Альберт Швейцер. Картина жизни (Фрайер) - страница 63

Должно быть, Швейцер пережил тяжелое потрясение, когда ему приказали оставить работу в больнице. Но тут же проявился воинствующий характер его гуманизма: состояние подавленности длилось у него недолго. Напротив, он почувствовал, что должен бороться. Все пережитое им в колонии и разразившаяся в Европе война побудили его заняться проблемой, которая давно его волновала. Вот как он впоследствии рассказал об этом: «Когда мне запретили работать в больнице, я сначала думал заняться своей книгой об апостоле Павле. Но тут же меня увлекла другая тема, которую я годами вынашивал в себе и которая обрела особую актуальность после начала войны: проблема нашей современной культуры. На другой же день после того, как меня интернировали, я, как в былые, „доврачебные“ времена, с самого утра сел за письменный стол и, все еще не оправившись от изумления, что такое возможно, погрузился в философию культуры».

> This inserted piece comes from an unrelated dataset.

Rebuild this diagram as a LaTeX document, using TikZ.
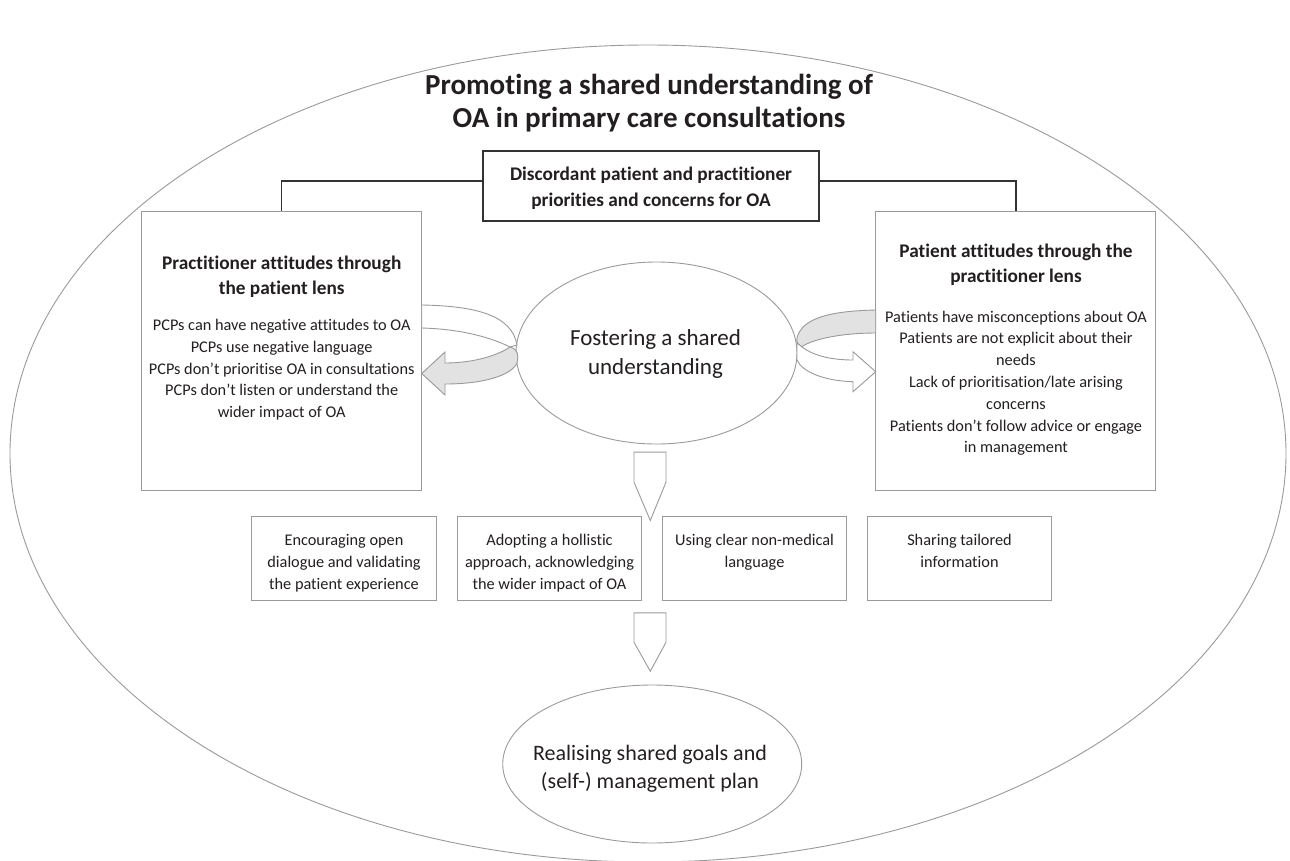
\documentclass[tikz,border=0pt]{standalone}
\usepackage{fontspec}
\setmainfont{Carlito}[Ligatures={NoCommon}]
\usetikzlibrary{shapes.geometric,calc}
\definecolor{linegray}{HTML}{9A9A9A}
\definecolor{darkline}{HTML}{333333}
\definecolor{txt}{HTML}{231F20}
\definecolor{ribbon}{HTML}{E2E2E2}
\begin{document}
\begin{tikzpicture}[x=1pt,y=-1pt,
  box/.style={draw=linegray, line width=0.9pt, fill=white, inner sep=0pt},
  darkbox/.style={draw=darkline, line width=1.3pt, fill=white, inner sep=0pt},
  conn/.style={draw=darkline, line width=1.3pt},
  oval/.style={shape=ellipse, draw=linegray, line width=0.9pt, fill=white, inner sep=0pt},
  shape line/.style={draw=linegray, line width=0.9pt, line join=miter},
  bodytxt/.style={text=txt, align=center, inner sep=0pt, font=\fontsize{16.3}{21.8}\selectfont},
  headtxt/.style={text=txt, align=center, inner sep=0pt, font=\bfseries\fontsize{19.3}{25}\selectfont},
  bigtxt/.style={text=txt, align=center, inner sep=0pt, font=\fontsize{23}{28.5}\selectfont},
  titletxt/.style={text=txt, align=center, inner sep=0pt, font=\bfseries\fontsize{29}{33}\selectfont}
]
\useasboundingbox (0,0) rectangle (1290,860);
\fill[white] (0,0) rectangle (1290,860);

% outer ellipse
\node[oval, minimum width=1276, minimum height=817] (outer) at (648,453.5) {};

% title
\node[titletxt, anchor=north] (title) at (649,74) {Promoting a shared understanding of\\OA in primary care consultations};

% top box and connectors
\node[darkbox, minimum width=336, minimum height=70] (disc) at (651,186) {};
\node[headtxt, font=\bfseries\fontsize{19.3}{26.5}\selectfont] (disct) at ($(disc.center)+(0,2)$) {Discordant patient and practitioner\\priorities and concerns for OA};

\node[box, minimum width=280, minimum height=279] (lbox) at (281.7,350.5) {};
\node[box, minimum width=280, minimum height=279] (rbox) at (1015.9,350.5) {};

\coordinate (dl) at ($(disc.west)+(0,-5)$);
\coordinate (dr) at ($(disc.east)+(0,-5)$);
\draw[conn] (dl) -| (lbox.north);
\draw[conn] (dr) -| (rbox.north);

% side box texts
\node[headtxt, anchor=north] (lhead) at (281.7,255.5) {Practitioner attitudes through\\the patient lens};
\node[bodytxt, anchor=north] (lbody) at (281.7,319) {PCPs can have negative attitudes to OA\\PCPs use negative language\\PCPs don’t prioritise OA in consultations\\PCPs don’t listen or understand the\\wider impact of OA};
\node[headtxt, anchor=north] (rhead) at (1016,244) {Patient attitudes through the\\practitioner lens};
\node[bodytxt, anchor=north] (rbody) at (1016,310.6) {Patients have misconceptions about OA\\Patients are not explicit about their\\needs\\Lack of prioritisation/late arising\\concerns\\Patients don’t follow advice or engage\\in management};

% central ellipse
\node[oval, minimum width=281, minimum height=182] (fost) at (656.5,353) {};
\node[bigtxt] (fostt) at ($(fost.center)+(-1,1)$) {Fostering a shared\\understanding};

% left curved arrow
\draw[shape line, fill=white] (421.7,305) .. controls (478,306) and (512,316) .. (517,345)
  -- (510,347) .. controls (490,337) and (460,329) .. (421.7,328) -- cycle;
\draw[shape line, fill=ribbon] (510,347) .. controls (495,357) and (470,363) .. (445,363)
  -- (445,352) -- (421.7,373.5) -- (445,395) -- (445,384)
  .. controls (482,384) and (511,376) .. (517,363)
  .. controls (519,356) and (518,349) .. (510,347) -- cycle;

% right curved arrow
\draw[shape line, fill=ribbon] (875.7,310) .. controls (830,311) and (802,318) .. (797,338)
  .. controls (796,342) and (798,345) .. (801.7,346.7)
  .. controls (815,338) and (845,333) .. (875.7,333) -- cycle;
\draw[shape line, fill=white] (801.7,346.7) .. controls (812,355) and (830,360) .. (853,360)
  -- (853,351.7) -- (875.7,371.7) -- (853,391.7) -- (853,381.7)
  .. controls (825,381) and (802,372) .. (797,360) -- (797,343) -- cycle;

% bottom boxes
\node[box, minimum width=184.5, minimum height=83.3] (b1) at (344,558.3) {};
\node[box, minimum width=184.5, minimum height=83.3] (b2) at (549.5,558.3) {};
\node[box, minimum width=184.5, minimum height=83.3] (b3) at (754.5,558.3) {};
\node[box, minimum width=184.5, minimum height=83.3] (b4) at (959.5,558.3) {};
\node[bodytxt, anchor=north] (t1) at ($(b1.north)+(0,18)$) {Encouraging open\\dialogue and validating\\the patient experience};
\node[bodytxt, anchor=north] (t2) at ($(b2.north)+(0,18)$) {Adopting a hollistic\\approach, acknowledging\\the wider impact of OA};
\node[bodytxt, anchor=north] (t3) at ($(b3.north)+(0,18)$) {Using clear non-medical\\language};
\node[bodytxt, anchor=north] (t4) at ($(b4.north)+(0,18)$) {Sharing tailored\\information};

% down arrow 1
\coordinate (da1) at ($(fost.south)+(-22.5,7.7)$);
\draw[shape line, fill=white] (da1) -- ++(32,0) -- ++(0,30) -- ++(-15.7,38.3) -- ++(-16.3,-38.3) -- cycle;

% bottom ellipse
\node[oval, minimum width=299, minimum height=158] (goal) at (652.2,764) {};
\node[bigtxt, font=\fontsize{22}{28}\selectfont] (goalt) at (650,769) {Realising shared goals and\\(self-) management plan};

% down arrow 2
\coordinate (da2) at ($(goal.north)+(-18.2,-71.7)$);
\draw[shape line, fill=white] (da2) -- ++(32,0) -- ++(0,29.4) -- ++(-15.7,29) -- ++(-16.3,-29) -- cycle;
\end{tikzpicture}
\end{document}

Эти слова, опубликованные спустя полтора десятилетия, в чрезвычайно сдержанной форме передают чувства Швейцера, пережитые им в те дни, — гнетущее ощущение, что его худшие опасения оправдались. Несмотря на бурный взрыв чувств, в глубине его души жила спокойная уверенность человека, предвидевшего свершившееся, горестная уверенность, подтверждавшая правильность его выбора.

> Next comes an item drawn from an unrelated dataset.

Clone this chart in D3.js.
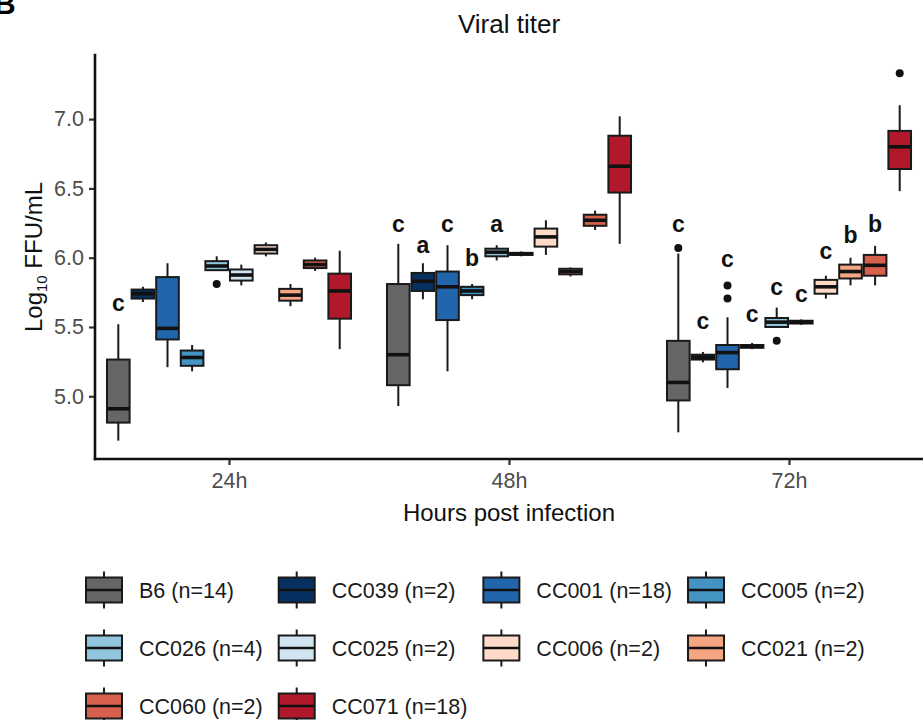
<!DOCTYPE html>
<html><head><meta charset="utf-8">
<script src="https://cdn.jsdelivr.net/npm/d3@7"></script>
<style>
body{margin:0;background:#fff}
svg{display:block;font-family:"Liberation Sans",Arial,Helvetica,sans-serif}
</style>
</head><body>
<svg id="chart" width="923" height="720"></svg>
<script>
// ---------------- data ----------------
const times = ["24h", "48h", "72h"];
const strains = ["B6","CC039","CC001","CC005","CC026","CC025","CC006","CC021","CC060","CC071"];
const counts = [14, 2, 18, 2, 4, 2, 2, 2, 2, 18];
const palette = ["#666666","#053061","#2166AC","#4393C3","#92C5DE","#D1E5F0","#FDDBC7","#F4A582","#D6604D","#B2182B"];
const yTicks = [5.0, 5.5, 6.0, 6.5, 7.0];

// rows: time (24h, 48h, 72h); columns: strains in the order above
const whiskerLow = [
  [4.68, 5.68, 5.21, 5.18, 5.905, 5.80, 6.01, 5.65, 5.905, 5.34],
  [4.93, 5.70, 5.18, 5.70, 5.98, 6.01, 6.02, 5.865, 6.20, 6.10],
  [4.74, 5.245, 5.06, 5.34, 5.50, 5.515, 5.705, 5.80, 5.80, 6.48]
];
const q1 = [
  [4.81, 5.705, 5.41, 5.22, 5.91, 5.835, 6.03, 5.69, 5.925, 5.56],
  [5.08, 5.76, 5.55, 5.73, 6.01, 6.02, 6.08, 5.88, 6.23, 6.47],
  [4.97, 5.265, 5.195, 5.35, 5.50, 5.525, 5.74, 5.85, 5.87, 6.64]
];
const median = [
  [4.91, 5.74, 5.49, 5.28, 5.94, 5.875, 6.06, 5.73, 5.95, 5.76],
  [5.30, 5.83, 5.79, 5.76, 6.04, 6.028, 6.15, 5.90, 6.27, 6.66],
  [5.10, 5.28, 5.315, 5.36, 5.535, 5.535, 5.79, 5.90, 5.945, 6.80]
];
const q3 = [
  [5.265, 5.77, 5.86, 5.33, 5.975, 5.915, 6.09, 5.775, 5.98, 5.885],
  [5.81, 5.89, 5.90, 5.79, 6.065, 6.035, 6.21, 5.92, 6.31, 6.88],
  [5.40, 5.30, 5.37, 5.37, 5.565, 5.545, 5.84, 5.95, 6.02, 6.915]
];
const whiskerHigh = [
  [5.52, 5.79, 5.96, 5.37, 6.01, 5.95, 6.11, 5.81, 6.00, 6.05],
  [6.10, 5.96, 6.09, 5.81, 6.09, 6.045, 6.27, 5.93, 6.34, 7.02],
  [6.03, 5.32, 5.57, 5.385, 5.64, 5.555, 5.87, 6.00, 6.085, 7.10]
];
const outliers = [
  [[], [], [], [], [5.81], [], [], [], [], []],
  [[], [], [], [], [], [], [], [], [], []],
  [[6.07], [], [5.705, 5.80], [], [5.40], [], [], [], [], [7.33]]
];
const letters = [
  ["c", "", "", "", "", "", "", "", "", ""],
  ["c", "a", "c", "b", "a", "", "", "", "", ""],
  ["c", "c", "c", "c", "c", "c", "c", "b", "b", ""]
];
const letterY = [
  [5.616, null, null, null, null, null, null, null, null, null],
  [6.186, 6.035, 6.186, 5.941, 6.186, null, null, null, null, null],
  [6.186, 5.489, 5.934, 5.536, 5.734, 5.681, 5.994, 6.107, 6.186, null]
];

// ---------------- layout ----------------
const svg = d3.select("#chart");
const panel = {left: 95, right: 923, top: 55, bottom: 459};
const groupHalf = 110.7;       // half span of dodged box centres
const boxFrac = 0.92;

const boxes = [];
times.forEach((t, ti) => strains.forEach((s, si) => boxes.push({
  t, s, si,
  lo: whiskerLow[ti][si], q1: q1[ti][si], med: median[ti][si], q3: q3[ti][si], hi: whiskerHigh[ti][si],
  out: outliers[ti][si], letter: letters[ti][si], ly: letterY[ti][si]
})));

const allVals = boxes.flatMap(b => [b.lo, b.hi, ...b.out]);
const ext = d3.extent(allVals);
const padY = (ext[1] - ext[0]) * 0.05;
const y = d3.scaleLinear().domain([ext[0] - padY, ext[1] + padY]).range([panel.bottom, panel.top]);

const x = d3.scalePoint().domain(times).range([229, 789]);
const xin = d3.scalePoint().domain(strains).range([-groupHalf, groupHalf]);
const bw = xin.step() * boxFrac;
const color = d3.scaleOrdinal().domain(strains).range(palette);

// ---------------- title ----------------
svg.append("text").attr("x", -6).attr("y", 14).attr("font-size", 30).attr("font-weight", "bold").text("B");
svg.append("text").attr("x", (panel.left + panel.right) / 2).attr("y", 33)
  .attr("text-anchor", "middle").attr("font-size", 26).attr("fill", "#111").text("Viral titer");

// ---------------- axes ----------------
const yAxis = svg.append("g").attr("transform", `translate(${panel.left},0)`)
  .call(d3.axisLeft(y).tickValues(yTicks).tickFormat(d3.format(".1f")).tickSize(6).tickPadding(5));
yAxis.select(".domain").remove();
yAxis.selectAll(".tick line").attr("stroke", "#333").attr("stroke-width", 2.2);
yAxis.selectAll(".tick text").attr("font-size", 21.5).attr("fill", "#4d4d4d").attr("font-family", "Liberation Sans, Arial, sans-serif");

const xAxis = svg.append("g").attr("transform", `translate(0,${panel.bottom})`)
  .call(d3.axisBottom(x).tickSize(6).tickPadding(8));
xAxis.select(".domain").remove();
xAxis.selectAll(".tick line").attr("stroke", "#333").attr("stroke-width", 2.2);
xAxis.selectAll(".tick text").attr("font-size", 21.5).attr("fill", "#4d4d4d").attr("font-family", "Liberation Sans, Arial, sans-serif");

svg.append("line").attr("x1", panel.left).attr("x2", panel.left).attr("y1", panel.top).attr("y2", panel.bottom)
  .attr("stroke", "#111").attr("stroke-width", 2.6).attr("stroke-linecap", "square");
svg.append("line").attr("x1", panel.left).attr("x2", panel.right).attr("y1", panel.bottom).attr("y2", panel.bottom)
  .attr("stroke", "#111").attr("stroke-width", 2.6).attr("stroke-linecap", "square");

svg.append("text").attr("x", (panel.left + panel.right) / 2).attr("y", 521)
  .attr("text-anchor", "middle").attr("font-size", 24).attr("fill", "#111").text("Hours post infection");

const yt = svg.append("text").attr("transform", `translate(42,${(panel.top + panel.bottom) / 2}) rotate(-90)`)
  .attr("text-anchor", "middle").attr("font-size", 24).attr("fill", "#111");
yt.append("tspan").text("Log");
yt.append("tspan").attr("font-size", 15).attr("dy", 5).text("10");
yt.append("tspan").attr("dy", -5).text(" FFU/mL");

// ---------------- boxes ----------------
const g = svg.append("g");
const bx = b => x(b.t) + xin(b.s);
const stroke = "#1a1a1a";

const bg = g.selectAll("g.box").data(boxes).join("g").attr("class", "box");
bg.append("line").attr("x1", bx).attr("x2", bx).attr("y1", b => y(b.hi)).attr("y2", b => y(b.q3))
  .attr("stroke", stroke).attr("stroke-width", 2);
bg.append("line").attr("x1", bx).attr("x2", bx).attr("y1", b => y(b.q1)).attr("y2", b => y(b.lo))
  .attr("stroke", stroke).attr("stroke-width", 2);
bg.append("rect").attr("x", b => bx(b) - bw / 2).attr("width", bw)
  .attr("y", b => y(b.q3)).attr("height", b => Math.max(0, y(b.q1) - y(b.q3)))
  .attr("fill", b => color(b.s)).attr("stroke", stroke).attr("stroke-width", 2);
bg.append("line").attr("x1", b => bx(b) - bw / 2).attr("x2", b => bx(b) + bw / 2)
  .attr("y1", b => y(b.med)).attr("y2", b => y(b.med)).attr("stroke", "#111").attr("stroke-width", 3.6);
bg.selectAll("circle").data(b => b.out.map(v => ({v, b}))).join("circle")
  .attr("cx", d => bx(d.b)).attr("cy", d => y(d.v)).attr("r", 4).attr("fill", "#111");

g.selectAll("text.letter").data(boxes.filter(b => b.letter)).join("text").attr("class", "letter")
  .attr("x", bx).attr("y", b => y(b.ly)).attr("text-anchor", "middle")
  .attr("font-size", 23).attr("font-weight", "bold").attr("fill", "#111").text(b => b.letter);

// ---------------- legend ----------------
const legend = svg.append("g");
const nCol = 4, keyW = 36, keyBoxH = 25, keyWhisk = 18.5, textGap = 17, colGap = 16;
const rowY = [590, 648, 706];
const legendLeft = 86;
const labels = strains.map((s, i) => `${s} (n=${counts[i]})`);
// measure text widths
const meas = svg.append("text").attr("font-size", 21.5);
const widths = labels.map(l => { meas.text(l); return meas.node().getComputedTextLength(); });
meas.remove();
const colW = d3.range(nCol).map(c => d3.max(labels.map((l, i) => i % nCol === c ? widths[i] : 0)));
const colX = [legendLeft];
for (let c = 1; c < nCol; c++) colX.push(colX[c - 1] + keyW + textGap + colW[c - 1] + colGap);

strains.forEach((s, i) => {
  const c = i % nCol, r = Math.floor(i / nCol);
  const kx = colX[c], cy = rowY[r], kcx = kx + keyW / 2;
  const k = legend.append("g");
  k.append("line").attr("x1", kcx).attr("x2", kcx).attr("y1", cy - keyWhisk).attr("y2", cy + keyWhisk)
    .attr("stroke", stroke).attr("stroke-width", 2);
  k.append("rect").attr("x", kx).attr("y", cy - keyBoxH / 2).attr("width", keyW).attr("height", keyBoxH)
    .attr("fill", color(s)).attr("stroke", stroke).attr("stroke-width", 2);
  k.append("line").attr("x1", kx).attr("x2", kx + keyW).attr("y1", cy).attr("y2", cy)
    .attr("stroke", "#111").attr("stroke-width", 2.6);
  k.append("text").attr("x", kx + keyW + textGap).attr("y", cy + 7.7).attr("font-size", 21.5)
    .attr("fill", "#1a1a1a").text(labels[i]);
});
</script>
</body></html>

Непоколебимая решимость Швейцера стать врачом, уехать в африканские джунгли не только у других, но и у него самого оставила смутную тень сомнения: почему именно в джунгли? Традиционный упрек в стремлении «бежать от цивилизации» не мог удержать Швейцера от исполнения своего намерения, но тогда он не успел дать на этот упрек определенный и твердый ответ. И сейчас, когда произошло событие, самым непосредственным образом коснувшееся его, мало того, поставившее под вопрос его жизнь, разве не должен был он со всей логической последовательностью додумать до конца то, что занимало его уже много лет?

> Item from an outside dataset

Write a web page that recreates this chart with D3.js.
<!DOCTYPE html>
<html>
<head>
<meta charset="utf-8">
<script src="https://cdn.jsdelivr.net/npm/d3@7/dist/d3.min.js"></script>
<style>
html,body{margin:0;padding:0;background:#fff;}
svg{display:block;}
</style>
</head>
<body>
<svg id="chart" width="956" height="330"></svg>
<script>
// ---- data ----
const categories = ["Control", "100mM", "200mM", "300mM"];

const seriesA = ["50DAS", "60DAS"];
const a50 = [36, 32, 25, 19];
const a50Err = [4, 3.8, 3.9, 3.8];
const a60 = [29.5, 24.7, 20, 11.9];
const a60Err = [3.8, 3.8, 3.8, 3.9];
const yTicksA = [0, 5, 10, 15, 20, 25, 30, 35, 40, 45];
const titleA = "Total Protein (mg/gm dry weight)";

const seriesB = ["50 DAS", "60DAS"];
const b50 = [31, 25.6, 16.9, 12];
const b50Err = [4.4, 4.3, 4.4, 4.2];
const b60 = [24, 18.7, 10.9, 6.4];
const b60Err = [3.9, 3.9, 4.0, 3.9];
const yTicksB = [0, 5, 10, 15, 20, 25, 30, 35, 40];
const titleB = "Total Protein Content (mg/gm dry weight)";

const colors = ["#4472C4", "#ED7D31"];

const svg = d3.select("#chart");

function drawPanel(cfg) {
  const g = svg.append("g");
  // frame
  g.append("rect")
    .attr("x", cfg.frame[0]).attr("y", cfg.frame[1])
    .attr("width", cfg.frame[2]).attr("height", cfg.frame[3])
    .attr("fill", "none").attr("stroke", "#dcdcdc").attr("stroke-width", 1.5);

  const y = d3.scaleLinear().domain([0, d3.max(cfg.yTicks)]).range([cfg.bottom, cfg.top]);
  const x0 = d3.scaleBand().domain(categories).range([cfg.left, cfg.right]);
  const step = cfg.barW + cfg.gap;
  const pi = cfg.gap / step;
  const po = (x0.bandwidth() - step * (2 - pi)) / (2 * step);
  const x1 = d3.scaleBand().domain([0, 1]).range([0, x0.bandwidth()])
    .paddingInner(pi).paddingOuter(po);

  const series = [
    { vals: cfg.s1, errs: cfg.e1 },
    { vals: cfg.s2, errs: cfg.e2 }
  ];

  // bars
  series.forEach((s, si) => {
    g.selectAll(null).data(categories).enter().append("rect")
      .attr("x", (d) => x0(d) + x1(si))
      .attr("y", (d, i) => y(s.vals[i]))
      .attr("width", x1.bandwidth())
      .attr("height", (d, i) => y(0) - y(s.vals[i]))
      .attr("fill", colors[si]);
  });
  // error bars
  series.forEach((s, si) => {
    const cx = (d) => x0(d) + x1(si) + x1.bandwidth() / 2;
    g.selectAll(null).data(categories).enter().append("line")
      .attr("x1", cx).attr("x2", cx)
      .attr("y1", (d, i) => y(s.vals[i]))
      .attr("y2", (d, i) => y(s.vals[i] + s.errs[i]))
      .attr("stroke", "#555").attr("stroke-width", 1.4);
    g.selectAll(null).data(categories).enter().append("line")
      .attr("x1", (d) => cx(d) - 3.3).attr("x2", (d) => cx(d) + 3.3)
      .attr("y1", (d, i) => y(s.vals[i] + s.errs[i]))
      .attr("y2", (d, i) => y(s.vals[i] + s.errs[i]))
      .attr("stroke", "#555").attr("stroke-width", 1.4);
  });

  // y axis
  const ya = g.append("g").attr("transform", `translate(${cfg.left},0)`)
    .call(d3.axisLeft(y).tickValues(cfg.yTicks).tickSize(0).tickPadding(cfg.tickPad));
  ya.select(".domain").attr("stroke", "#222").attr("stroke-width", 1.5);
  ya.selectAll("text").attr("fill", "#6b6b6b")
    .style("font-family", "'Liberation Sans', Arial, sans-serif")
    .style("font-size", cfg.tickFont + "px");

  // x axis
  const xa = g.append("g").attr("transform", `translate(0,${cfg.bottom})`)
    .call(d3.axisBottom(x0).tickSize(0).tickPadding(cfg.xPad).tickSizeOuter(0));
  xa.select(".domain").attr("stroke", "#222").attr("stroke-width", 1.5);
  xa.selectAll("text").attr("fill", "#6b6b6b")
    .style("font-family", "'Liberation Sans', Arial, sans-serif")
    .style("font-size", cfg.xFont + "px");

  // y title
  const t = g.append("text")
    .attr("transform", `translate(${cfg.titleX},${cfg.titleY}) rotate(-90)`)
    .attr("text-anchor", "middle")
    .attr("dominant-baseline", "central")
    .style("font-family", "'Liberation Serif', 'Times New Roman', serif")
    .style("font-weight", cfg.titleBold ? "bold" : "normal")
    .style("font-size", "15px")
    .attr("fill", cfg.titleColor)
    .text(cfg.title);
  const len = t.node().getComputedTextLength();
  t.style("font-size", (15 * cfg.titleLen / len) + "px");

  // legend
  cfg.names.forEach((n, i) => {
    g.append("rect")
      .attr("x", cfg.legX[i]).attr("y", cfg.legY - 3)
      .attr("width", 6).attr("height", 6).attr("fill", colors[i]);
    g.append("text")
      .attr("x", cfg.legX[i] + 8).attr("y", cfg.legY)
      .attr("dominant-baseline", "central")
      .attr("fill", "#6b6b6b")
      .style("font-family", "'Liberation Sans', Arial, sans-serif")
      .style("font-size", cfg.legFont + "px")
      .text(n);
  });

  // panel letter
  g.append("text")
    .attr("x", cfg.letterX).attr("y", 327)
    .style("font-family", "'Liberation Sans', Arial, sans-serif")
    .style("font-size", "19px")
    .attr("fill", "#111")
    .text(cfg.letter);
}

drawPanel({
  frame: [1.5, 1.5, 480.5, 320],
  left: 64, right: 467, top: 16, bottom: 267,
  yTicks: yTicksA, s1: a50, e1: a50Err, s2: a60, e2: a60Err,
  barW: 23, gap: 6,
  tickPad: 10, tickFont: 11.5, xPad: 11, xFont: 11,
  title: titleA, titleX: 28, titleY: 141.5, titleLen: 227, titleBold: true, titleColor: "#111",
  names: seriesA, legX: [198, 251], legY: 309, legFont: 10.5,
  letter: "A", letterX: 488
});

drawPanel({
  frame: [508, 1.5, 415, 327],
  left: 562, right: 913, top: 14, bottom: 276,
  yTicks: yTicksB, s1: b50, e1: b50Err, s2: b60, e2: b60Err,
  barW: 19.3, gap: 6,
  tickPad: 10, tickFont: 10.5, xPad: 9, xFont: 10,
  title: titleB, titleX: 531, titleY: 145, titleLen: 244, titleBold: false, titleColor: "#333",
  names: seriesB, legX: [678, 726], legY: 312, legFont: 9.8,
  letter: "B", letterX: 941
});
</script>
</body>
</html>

Замечание, много лет назад оброненное кем-то в одной берлинской гостиной: «Да что там, все мы просто эпигоны!» — засело у него в памяти. Очень скоро он понял, что духовная жизнь цивилизованного мира, а следовательно, и господствующие в обществе представления в несравненно большей степени отмечены печатью подражательства, нежели прогрессивной творческой силы. «Еще в первые годы учения в университете я стал сомневаться в справедливости суждения, будто человечество определенно развивается в сторону прогресса. У меня создалось впечатление, что пламя идеалов гаснет, но никто не замечает этого, и никого это не тревожит. Неоднократно, по различным поводам я убеждался, что общественность не только не отвергает с должным негодованием публично провозглашенные антигуманные идеи, а, напротив, принимает их без протеста и одобряет, объявляя их своевременными. Кроме того, я наблюдал лишь крайне вялую готовность выступить в поддержку справедливости и разума. Несчетные признаки свидетельствовали, на мой взгляд, что род человеческий, который вправе гордиться своими трудовыми свершениями, переживает своеобразный период духовной и душевной усталости. Племя человеческое, казалось, убеждало себя, что прежние надежды на счастливое будущее человечества неосновательны, а следовательно, стоит добиваться лишь того, чего действительно можно добиться. Выдвинутый девиз „реалистической политики“ во всех областях жизни означал одобрение близорукого национализма и союз с такими силами и тенденциями, против которых до сей поры было принято вести борьбу, поскольку они враждебны прогрессу».